Un cadre juridique modernisé, mais une pratique encore limitée
Le Maroc dispose depuis 2015 d’un cadre légal pour les PPP, renforcé par la loi 86-12. Cependant, celuici reste peu adapté à la complexité des projets d’envergure. Les investisseurs privés se heurtent à un environnement réglementaire instable, caractérisé par une absence de standardisation des contrats et des mécanismes de règlement des différends insuffisamment clairs. «Le cadre institutionnel et réglementaire présente encore de nombreuses carences. Il est trop morcelé, peu lisible, et cela dissuade bon nombre d’acteurs internationaux de s’y engager sur le long terme», explique Hassan Edman, professeur en économie et gestion à la faculté des sciences juridiques, économiques et sociales d’Agadir. Et d’ajouter que «cette insécurité juridique est accentuée par le flou entourant les garanties financières de l’État et la possibilité de révision unilatérale des contrats par les autorités publiques. Ce risque, loin d’être théorique, renforce la méfiance des investisseurs et pousse certains porteurs de projets à se détourner du marché marocain.

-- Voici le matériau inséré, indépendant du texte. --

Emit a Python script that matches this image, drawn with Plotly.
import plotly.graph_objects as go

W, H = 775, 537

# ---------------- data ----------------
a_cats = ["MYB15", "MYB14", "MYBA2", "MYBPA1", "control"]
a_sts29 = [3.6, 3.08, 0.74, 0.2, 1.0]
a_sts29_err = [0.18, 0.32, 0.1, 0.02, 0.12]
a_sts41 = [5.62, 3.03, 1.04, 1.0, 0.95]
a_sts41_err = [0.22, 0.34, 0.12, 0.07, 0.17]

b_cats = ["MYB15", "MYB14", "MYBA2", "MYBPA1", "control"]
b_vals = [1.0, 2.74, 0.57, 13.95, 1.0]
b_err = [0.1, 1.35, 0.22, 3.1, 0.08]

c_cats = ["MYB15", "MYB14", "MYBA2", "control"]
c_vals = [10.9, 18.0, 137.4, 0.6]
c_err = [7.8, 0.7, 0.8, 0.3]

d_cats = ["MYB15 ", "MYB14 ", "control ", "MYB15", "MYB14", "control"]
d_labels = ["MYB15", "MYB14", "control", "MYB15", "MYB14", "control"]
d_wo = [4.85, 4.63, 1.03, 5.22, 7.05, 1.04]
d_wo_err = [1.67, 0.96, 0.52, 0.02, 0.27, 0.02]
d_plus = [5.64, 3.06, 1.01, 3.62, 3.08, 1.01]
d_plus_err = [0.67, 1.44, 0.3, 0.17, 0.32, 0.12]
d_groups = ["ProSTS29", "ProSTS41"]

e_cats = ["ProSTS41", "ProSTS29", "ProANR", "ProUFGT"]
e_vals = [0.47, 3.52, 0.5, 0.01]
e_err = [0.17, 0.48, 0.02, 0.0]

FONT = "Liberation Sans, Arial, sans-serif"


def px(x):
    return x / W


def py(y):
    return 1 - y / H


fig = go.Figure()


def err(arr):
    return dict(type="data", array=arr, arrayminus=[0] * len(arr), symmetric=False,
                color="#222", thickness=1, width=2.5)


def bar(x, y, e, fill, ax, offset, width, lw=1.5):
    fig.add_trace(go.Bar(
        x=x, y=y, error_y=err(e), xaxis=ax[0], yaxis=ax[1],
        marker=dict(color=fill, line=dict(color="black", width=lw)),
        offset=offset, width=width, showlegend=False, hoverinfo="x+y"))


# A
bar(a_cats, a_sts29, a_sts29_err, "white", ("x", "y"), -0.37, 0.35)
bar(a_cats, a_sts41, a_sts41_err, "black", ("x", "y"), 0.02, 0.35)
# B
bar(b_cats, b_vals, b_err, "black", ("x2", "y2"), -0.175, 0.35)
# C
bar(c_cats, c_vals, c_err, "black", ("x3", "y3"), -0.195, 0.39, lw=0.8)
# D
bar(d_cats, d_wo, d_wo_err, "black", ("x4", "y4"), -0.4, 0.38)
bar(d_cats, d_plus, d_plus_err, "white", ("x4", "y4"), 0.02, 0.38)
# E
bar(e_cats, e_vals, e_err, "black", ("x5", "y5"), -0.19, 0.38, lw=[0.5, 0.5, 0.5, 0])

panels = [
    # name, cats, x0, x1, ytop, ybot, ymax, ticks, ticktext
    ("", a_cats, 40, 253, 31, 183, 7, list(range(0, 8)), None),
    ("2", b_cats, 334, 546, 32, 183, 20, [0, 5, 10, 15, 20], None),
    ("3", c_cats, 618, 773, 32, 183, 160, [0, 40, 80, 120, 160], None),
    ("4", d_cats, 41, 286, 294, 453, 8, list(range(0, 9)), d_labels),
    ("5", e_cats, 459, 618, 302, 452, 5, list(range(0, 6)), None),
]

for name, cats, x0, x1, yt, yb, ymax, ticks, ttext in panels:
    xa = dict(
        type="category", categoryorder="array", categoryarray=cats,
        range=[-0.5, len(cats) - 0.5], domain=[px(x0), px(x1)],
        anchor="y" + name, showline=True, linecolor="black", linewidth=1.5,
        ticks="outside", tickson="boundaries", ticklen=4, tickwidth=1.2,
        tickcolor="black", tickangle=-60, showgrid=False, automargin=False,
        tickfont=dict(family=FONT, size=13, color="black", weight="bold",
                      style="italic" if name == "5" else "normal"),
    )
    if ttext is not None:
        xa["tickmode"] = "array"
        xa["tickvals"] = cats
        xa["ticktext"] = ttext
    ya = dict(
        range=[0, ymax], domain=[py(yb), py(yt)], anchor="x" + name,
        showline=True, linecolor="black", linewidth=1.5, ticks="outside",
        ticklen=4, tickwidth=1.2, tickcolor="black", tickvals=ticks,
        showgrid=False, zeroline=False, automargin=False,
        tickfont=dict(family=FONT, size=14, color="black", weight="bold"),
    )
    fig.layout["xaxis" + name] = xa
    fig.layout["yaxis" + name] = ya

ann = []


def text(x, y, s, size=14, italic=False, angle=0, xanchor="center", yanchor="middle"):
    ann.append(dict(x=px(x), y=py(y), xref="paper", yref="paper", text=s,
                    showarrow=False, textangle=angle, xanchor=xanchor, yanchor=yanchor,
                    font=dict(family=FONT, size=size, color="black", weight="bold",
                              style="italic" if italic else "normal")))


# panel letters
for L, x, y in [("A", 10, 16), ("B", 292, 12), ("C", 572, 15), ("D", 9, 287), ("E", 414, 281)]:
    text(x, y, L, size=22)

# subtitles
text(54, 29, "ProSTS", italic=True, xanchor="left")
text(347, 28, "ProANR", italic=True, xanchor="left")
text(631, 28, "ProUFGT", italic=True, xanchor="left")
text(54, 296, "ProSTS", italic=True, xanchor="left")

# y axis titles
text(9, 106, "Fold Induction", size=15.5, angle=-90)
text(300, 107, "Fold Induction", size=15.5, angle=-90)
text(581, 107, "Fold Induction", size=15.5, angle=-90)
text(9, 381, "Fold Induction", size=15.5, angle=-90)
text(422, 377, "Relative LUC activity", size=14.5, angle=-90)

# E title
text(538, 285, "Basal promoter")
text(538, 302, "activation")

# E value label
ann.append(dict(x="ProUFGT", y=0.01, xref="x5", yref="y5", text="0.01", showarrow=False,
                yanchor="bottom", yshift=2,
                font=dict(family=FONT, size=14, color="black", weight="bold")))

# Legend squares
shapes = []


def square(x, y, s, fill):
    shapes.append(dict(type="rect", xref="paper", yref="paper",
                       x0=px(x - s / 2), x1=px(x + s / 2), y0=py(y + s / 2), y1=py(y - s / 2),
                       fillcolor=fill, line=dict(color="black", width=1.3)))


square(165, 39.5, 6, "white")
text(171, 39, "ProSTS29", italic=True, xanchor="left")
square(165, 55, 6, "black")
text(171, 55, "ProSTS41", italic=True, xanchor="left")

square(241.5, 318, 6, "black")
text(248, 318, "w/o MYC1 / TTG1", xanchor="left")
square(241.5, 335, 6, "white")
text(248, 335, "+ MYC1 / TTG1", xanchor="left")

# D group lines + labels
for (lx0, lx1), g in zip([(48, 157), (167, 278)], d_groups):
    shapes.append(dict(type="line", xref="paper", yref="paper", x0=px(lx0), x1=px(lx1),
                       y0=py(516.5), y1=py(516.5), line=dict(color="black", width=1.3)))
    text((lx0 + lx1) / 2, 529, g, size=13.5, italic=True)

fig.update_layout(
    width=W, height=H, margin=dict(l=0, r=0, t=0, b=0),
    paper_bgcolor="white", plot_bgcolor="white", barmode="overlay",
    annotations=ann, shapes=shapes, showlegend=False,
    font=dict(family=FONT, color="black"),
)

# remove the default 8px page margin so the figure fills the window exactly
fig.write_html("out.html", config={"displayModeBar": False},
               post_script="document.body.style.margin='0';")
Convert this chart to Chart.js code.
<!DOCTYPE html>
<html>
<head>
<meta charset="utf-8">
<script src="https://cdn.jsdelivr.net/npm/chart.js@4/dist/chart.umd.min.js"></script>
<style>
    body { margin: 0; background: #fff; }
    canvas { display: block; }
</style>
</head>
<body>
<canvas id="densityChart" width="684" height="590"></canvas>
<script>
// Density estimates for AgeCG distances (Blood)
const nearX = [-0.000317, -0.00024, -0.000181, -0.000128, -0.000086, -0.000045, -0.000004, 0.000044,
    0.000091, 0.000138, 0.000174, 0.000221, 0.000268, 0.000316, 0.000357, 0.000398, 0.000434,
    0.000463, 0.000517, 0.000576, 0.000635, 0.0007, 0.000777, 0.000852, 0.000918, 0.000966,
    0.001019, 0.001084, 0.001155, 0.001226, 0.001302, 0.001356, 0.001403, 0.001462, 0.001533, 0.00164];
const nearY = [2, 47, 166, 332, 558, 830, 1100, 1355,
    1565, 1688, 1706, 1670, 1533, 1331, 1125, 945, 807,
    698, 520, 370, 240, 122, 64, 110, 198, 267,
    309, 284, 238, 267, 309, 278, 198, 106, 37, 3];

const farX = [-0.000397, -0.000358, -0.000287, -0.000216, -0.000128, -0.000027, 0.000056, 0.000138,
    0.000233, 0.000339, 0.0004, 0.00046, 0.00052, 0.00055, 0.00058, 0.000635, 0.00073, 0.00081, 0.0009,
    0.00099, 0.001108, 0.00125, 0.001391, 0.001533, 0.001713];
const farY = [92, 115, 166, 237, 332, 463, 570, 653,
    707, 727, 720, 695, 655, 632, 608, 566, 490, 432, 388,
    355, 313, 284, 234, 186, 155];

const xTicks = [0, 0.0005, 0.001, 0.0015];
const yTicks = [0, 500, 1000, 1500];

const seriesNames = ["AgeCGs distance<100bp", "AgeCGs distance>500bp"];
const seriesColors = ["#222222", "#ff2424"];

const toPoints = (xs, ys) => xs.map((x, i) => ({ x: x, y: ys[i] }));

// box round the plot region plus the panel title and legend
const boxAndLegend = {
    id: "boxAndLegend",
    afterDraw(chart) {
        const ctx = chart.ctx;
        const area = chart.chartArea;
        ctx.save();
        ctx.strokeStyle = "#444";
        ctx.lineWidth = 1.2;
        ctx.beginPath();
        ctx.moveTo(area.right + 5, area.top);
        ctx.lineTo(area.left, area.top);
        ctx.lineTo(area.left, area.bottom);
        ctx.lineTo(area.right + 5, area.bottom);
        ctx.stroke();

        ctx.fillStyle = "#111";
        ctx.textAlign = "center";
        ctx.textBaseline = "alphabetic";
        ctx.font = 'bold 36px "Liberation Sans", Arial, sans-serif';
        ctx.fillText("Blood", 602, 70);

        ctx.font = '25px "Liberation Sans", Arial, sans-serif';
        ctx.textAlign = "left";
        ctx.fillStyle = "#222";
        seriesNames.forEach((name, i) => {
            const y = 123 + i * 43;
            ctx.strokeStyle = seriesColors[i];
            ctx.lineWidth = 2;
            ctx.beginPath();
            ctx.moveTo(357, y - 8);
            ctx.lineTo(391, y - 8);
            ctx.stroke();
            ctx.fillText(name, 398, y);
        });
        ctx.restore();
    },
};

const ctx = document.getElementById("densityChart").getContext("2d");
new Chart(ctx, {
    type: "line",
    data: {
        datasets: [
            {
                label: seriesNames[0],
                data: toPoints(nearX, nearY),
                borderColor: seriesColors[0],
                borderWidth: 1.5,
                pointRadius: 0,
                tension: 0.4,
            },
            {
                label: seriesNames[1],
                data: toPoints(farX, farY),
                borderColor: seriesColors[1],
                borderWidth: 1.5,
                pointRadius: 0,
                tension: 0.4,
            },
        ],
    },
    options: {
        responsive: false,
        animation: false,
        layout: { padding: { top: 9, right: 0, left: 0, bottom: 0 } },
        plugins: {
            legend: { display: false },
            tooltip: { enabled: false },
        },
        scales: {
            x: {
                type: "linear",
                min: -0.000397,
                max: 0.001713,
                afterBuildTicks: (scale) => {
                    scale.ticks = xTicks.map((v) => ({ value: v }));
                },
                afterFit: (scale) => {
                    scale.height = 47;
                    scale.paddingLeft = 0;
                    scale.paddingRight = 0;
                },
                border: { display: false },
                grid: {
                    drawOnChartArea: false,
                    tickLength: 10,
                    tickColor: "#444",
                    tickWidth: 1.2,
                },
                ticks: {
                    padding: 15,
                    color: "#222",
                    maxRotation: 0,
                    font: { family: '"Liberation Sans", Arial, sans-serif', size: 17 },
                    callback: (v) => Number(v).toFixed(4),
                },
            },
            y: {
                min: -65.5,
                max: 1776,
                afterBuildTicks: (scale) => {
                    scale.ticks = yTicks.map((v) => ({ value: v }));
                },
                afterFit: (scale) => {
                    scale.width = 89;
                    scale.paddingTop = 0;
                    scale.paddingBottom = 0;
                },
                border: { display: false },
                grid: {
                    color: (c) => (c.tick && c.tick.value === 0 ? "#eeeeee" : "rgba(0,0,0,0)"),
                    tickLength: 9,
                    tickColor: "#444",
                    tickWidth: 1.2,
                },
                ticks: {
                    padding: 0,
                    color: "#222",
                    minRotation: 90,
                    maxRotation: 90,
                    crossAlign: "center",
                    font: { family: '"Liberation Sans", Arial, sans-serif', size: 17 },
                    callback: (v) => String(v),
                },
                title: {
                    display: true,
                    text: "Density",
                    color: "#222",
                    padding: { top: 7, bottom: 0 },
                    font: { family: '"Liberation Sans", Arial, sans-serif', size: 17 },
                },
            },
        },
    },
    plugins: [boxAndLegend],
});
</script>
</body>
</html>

De plus, le processus d’appel d’offres, long et parfois opaque, ralentit la dynamique de mobilisation du capital privé». Au-delà des questions juridiques, les difficultés sont aussi budgétaires. L’État, engagé dans une politique stricte de maîtrise des dépenses publiques, peine à offrir les garanties souveraines nécessaires à la sécurisation des PPP, surtout pour les projets aux besoins de financement élevés. «La dernière circulaire du gouvernement sur les priorités budgétaires 2026-2028 insiste sur la nécessité de rationaliser les dépenses, ce qui réduit la capacité de l’État à soutenir les grands projets comme ceux du Mondial 2030», souligne Edman. Par ailleurs, les PPP, censés alléger la charge financière publique, peuvent au contraire devenir plus coûteux que les investissements directs, notamment en raison des primes de risque exigées par les partenaires privés. Les projets liés aux grands événements sportifs à venir représentent un test grandeur nature pour la gouvernance publique. Pour réussir, il faut une coordination étroite entre les ministères, les collectivités locales et les entreprises publiques. Or, cette coordination est encore embryonnaire. De plus, la commission nationale des PPP prévue par la loi n’a pas été mise en place.
Une faible capacité du tissu privé local
L’autre limite majeure concerne le manque de capacités du secteur privé marocain. Les PME locales, souvent dépourvues de l’expertise nécessaire, peinent à se positionner sur les projets d’envergure. Le Maroc se tourne donc vers de grands groupes étrangers, notamment européens, pour piloter ses PPP. Une stratégie qui, certes, permet d’avancer, mais qui limite les retombées locales en termes de transfert de compétences et de développement industriel.
«L’écosystème privé marocain reste fragile. Le pays s’en remet massivement à des opérateurs étrangers, au détriment de l’autonomie de son tissu entrepreneurial. L’absence de ressources humaines qualifiées dans les structures publiques freine la bonne mise en œuvre des projets. Ce déficit technique engendre de véritables inefficacités dans la gestion des partenariats», avertit le professeur. Pour que le potentiel des partenariats public-privé soit pleinement exploité, une réforme profonde est nécessaire. «Le renforcement du cadre juridique, la mise en place de mécanismes de financement innovants, la formation des administrations publiques et la mise en place d’un dialogue social transparent sont autant de solutions possibles pour surmonter les obstacles actuels», conclut Hassan Edman.